STATED EXERCISE:
Single out the lines of the material that contain "document" and copy them.

PROVIDED MATERIAL:
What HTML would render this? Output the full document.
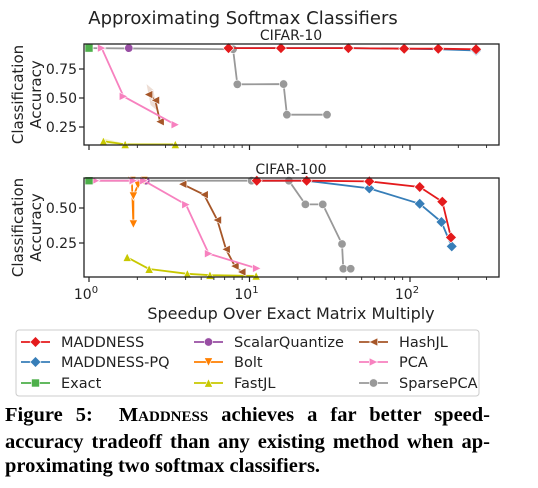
<!DOCTYPE html>
<html><head><meta charset="utf-8"><style>
body{margin:0;background:#fff;width:538px;height:488px;overflow:hidden}
svg text{font-family:"DejaVu Sans","Liberation Sans",sans-serif}
#cap{position:absolute;left:5px;top:403px;width:485px;font-family:"Liberation Serif",serif;font-weight:bold;font-size:20.5px;line-height:24.5px;text-align:justify;color:#000}
</style></head><body>
<svg id="chart" width="538" height="400" style="position:absolute;left:0;top:0"></svg>
<div id="cap">Figure 5:&nbsp; M<span style="font-size:15px">ADDNESS</span> achieves a far better speed-accuracy tradeoff than any existing method when ap-proximating two softmax classifiers.</div>
<script>
const methods=["MADDNESS","MADDNESS-PQ","Exact","ScalarQuantize","Bolt","FastJL","HashJL","PCA","SparsePCA"];
const colors=["#e41a1c","#377eb8","#4daf4a","#984ea3","#ff7f00","#c8c800","#a65628","#f781bf","#999999"];
const markers=["D","D","s","o","v","^","<",">","o"];
const c10X={"SparsePCA":[1,7.9,8.4,16.3,17.1,30.4],"MADDNESS-PQ":[7.4,15.7,41.3,92,150,258],"MADDNESS":[7.4,15.7,41.3,92,150,258],"Exact":[1],"ScalarQuantize":[1.77],"PCA":[1.2,1.64,3.45],"HashJL":[2.35,2.59,2.77],"FastJL":[1.23,1.68,3.45],"Bolt":[]};
const c10Y={"SparsePCA":[0.93,0.92,0.618,0.62,0.356,0.356],"MADDNESS-PQ":[0.93,0.93,0.93,0.925,0.92,0.91],"MADDNESS":[0.93,0.93,0.93,0.925,0.925,0.92],"Exact":[0.93],"ScalarQuantize":[0.93],"PCA":[0.93,0.514,0.27],"HashJL":[0.53,0.48,0.296],"FastJL":[0.127,0.10,0.10],"Bolt":[]};
const c10Band={"HashJL":[0.09,0.09,0.06],"FastJL":[0.03,0.01,0.0]};
const c100X={"SparsePCA":[1,10.3,17.6,22.3,28.6,37.7,38.4,42.7],"MADDNESS-PQ":[11.1,22.7,55.8,115,157,182],"MADDNESS":[11.1,22.7,55.8,115,159,180],"Exact":[1],"ScalarQuantize":[2.26],"PCA":[1.1,1.89,2.2,4.02,5.57,11.1],"HashJL":[3.83,5.21,6.3,7.14,8.1,8.94],"FastJL":[1.73,2.37,4.1,5.67,11],"Bolt":[1.85,1.89,1.89,2.02,2.2]};
const c100Y={"SparsePCA":[0.695,0.695,0.695,0.526,0.526,0.243,0.066,0.066],"MADDNESS-PQ":[0.695,0.695,0.64,0.53,0.40,0.226],"MADDNESS":[0.695,0.695,0.69,0.65,0.545,0.29],"Exact":[0.695],"ScalarQuantize":[0.695],"PCA":[0.695,0.695,0.695,0.524,0.174,0.069],"HashJL":[0.67,0.595,0.414,0.205,0.085,0.043],"FastJL":[0.148,0.064,0.03,0.02,0.015],"Bolt":[0.695,0.385,0.585,0.665,0.695]};
const c100Band={};
const yTicks10=[0.25,0.5,0.75];const yTicks100=[0.25,0.5];
const NS="http://www.w3.org/2000/svg";const svg=document.getElementById('chart');
function mk(t,a,p){const e=document.createElementNS(NS,t);for(const k in a)e.setAttribute(k,a[k]);(p||svg).appendChild(e);return e;}
const X0=84,X1=499;
function xs(v){return 89+160.5*Math.log10(v);}
const panels=[{name:"cifar-10",title:"CIFAR-10",top:44,bot:145,ys:v=>127-(v-0.25)*116,ticks:yTicks10,fmt:v=>v.toFixed(2),X:c10X,Y:c10Y,B:c10Band,lab:false},
{name:"cifar-100",title:"CIFAR-100",top:178,bot:277,ys:v=>243-(v-0.25)*140,ticks:yTicks100,fmt:v=>v.toFixed(2),X:c100X,Y:c100Y,B:c100Band,lab:true}];
function marker(g,m,x,y,c){let e;const s=4.2;
if(m=="D")e=mk('polygon',{points:`${x},${y-s*1.3} ${x+s*1.3},${y} ${x},${y+s*1.3} ${x-s*1.3},${y}`},g);
else if(m=="s")e=mk('rect',{x:x-4,y:y-4,width:8,height:8},g);
else if(m=="o")e=mk('circle',{cx:x,cy:y,r:4.2},g);
else{let p;if(m=="v")p=[[x-s,y-s],[x+s,y-s],[x,y+s]];else if(m=="^")p=[[x-s,y+s],[x+s,y+s],[x,y-s]];else if(m=="<")p=[[x+s,y-s],[x+s,y+s],[x-s,y]];else p=[[x-s,y-s],[x-s,y+s],[x+s,y]];
e=mk('polygon',{points:p.map(q=>q.join(',')).join(' ')},g);}
e.setAttribute('fill',c);e.setAttribute('stroke','#fff');e.setAttribute('stroke-width','0.6');return e;}
const title=mk('text',{x:243,y:24,'font-size':18,'text-anchor':'middle',fill:'#222'});title.textContent="Approximating Softmax Classifiers";

panels.forEach(P=>{
 const g=mk('g',{});
 const t=mk('text',{x:291,y:P.top-4,'font-size':14,'text-anchor':'middle',fill:'#222'},g);t.textContent=P.title;
 
 const order=["SparsePCA","ScalarQuantize","Bolt","FastJL","HashJL","PCA","MADDNESS-PQ","MADDNESS","Exact"];
 order.forEach(mn=>{const i=methods.indexOf(mn);const xsArr=P.X[mn],ysArr=P.Y[mn];if(!xsArr.length)return;
  const sg=mk('g',{},g);
  const pts=xsArr.map((x,j)=>[xs(x),P.ys(ysArr[j])]);
  if(P.B[mn]){const bw=P.B[mn];const up=xsArr.map((x,j)=>[xs(x)-2,P.ys(ysArr[j]+bw[j])]);const dn=xsArr.map((x,j)=>[xs(x)+2,P.ys(ysArr[j]-bw[j])]).reverse();
   const band=mk('polygon',{points:up.concat(dn).map(p=>p.join(',')).join(' '),fill:colors[i],'fill-opacity':0.2},sg);}
  if(pts.length>1){const l=mk('polyline',{points:pts.map(p=>p.join(',')).join(' '),fill:'none',stroke:colors[i],'stroke-width':1.8,'stroke-linejoin':'round'},sg);}
  pts.forEach(p=>{const m=marker(sg,markers[i],p[0],p[1],colors[i]);});
 });
 const fr=mk('rect',{x:X0,y:P.top,width:X1-X0,height:P.bot-P.top,fill:'none',stroke:'#222','stroke-width':1.3},g);
 
 P.ticks.forEach(v=>{const y=P.ys(v);mk('line',{x1:X0-5,x2:X0,y1:y,y2:y,stroke:'#222','stroke-width':1.2},g);
  const tl=mk('text',{x:X0-7,y:y+5,'font-size':14,'text-anchor':'end',fill:'#222'},g);tl.textContent=P.fmt(v);
  });
 for(let d=0;d<3;d++)for(let k=1;k<10;k++){const v=k*Math.pow(10,d);const x=xs(v);if(x>X1)continue;
  mk('line',{x1:x,x2:x,y1:P.bot,y2:P.bot+(k==1?5:3),stroke:'#222','stroke-width':k==1?1.2:0.9},g);
  if(k==1&&P.lab){const tl=mk('text',{x:x-3,y:P.bot+22,'font-size':14,'text-anchor':'middle',fill:'#222'},g);tl.textContent='10';
   const s=mk('tspan',{dy:-6,'font-size':10},tl);s.textContent=String(d);}}
 const yl=mk('text',{transform:`translate(23,${(P.top+P.bot)/2}) rotate(-90)`,'font-size':15,'text-anchor':'middle',fill:'#222'},g);
 const a=mk('tspan',{x:0,dy:0},yl);a.textContent="Classification";const b=mk('tspan',{x:0,dy:18},yl);b.textContent="Accuracy";
 
});
const xt=mk('text',{x:291,y:319,'font-size':16,'text-anchor':'middle',fill:'#222'});xt.textContent="Speedup Over Exact Matrix Multiply";

const lg=mk('g',{});
mk('rect',{x:16,y:330,width:463,height:66,rx:3,fill:'#fff',stroke:'#ccc','stroke-width':1},lg);
const cols=[21,194,359],tx=[61,234,399],rows=[342,362,383];
methods.forEach((mn,i)=>{const c=Math.floor(i/3),r=i%3;const e=mk('g',{},lg);
 
 mk('line',{x1:cols[c],x2:cols[c]+29,y1:rows[r],y2:rows[r],stroke:colors[i],'stroke-width':1.8},e);
 marker(e,markers[i],cols[c]+14.5,rows[r],colors[i]);
 const t=mk('text',{x:tx[c],y:rows[r]+5,'font-size':14.5,fill:'#222'},e);t.textContent=mn;});
</script>
</body></html>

REPLY TO THE EXERCISE:
What HTML would render this? Output the full document.
const NS="http://www.w3.org/2000/svg";const svg=document.getElementById('chart');
function mk(t,a,p){const e=document.createElementNS(NS,t);for(const k in a)e.setAttribute(k,a[k]);(p||svg).appendChild(e);return e;}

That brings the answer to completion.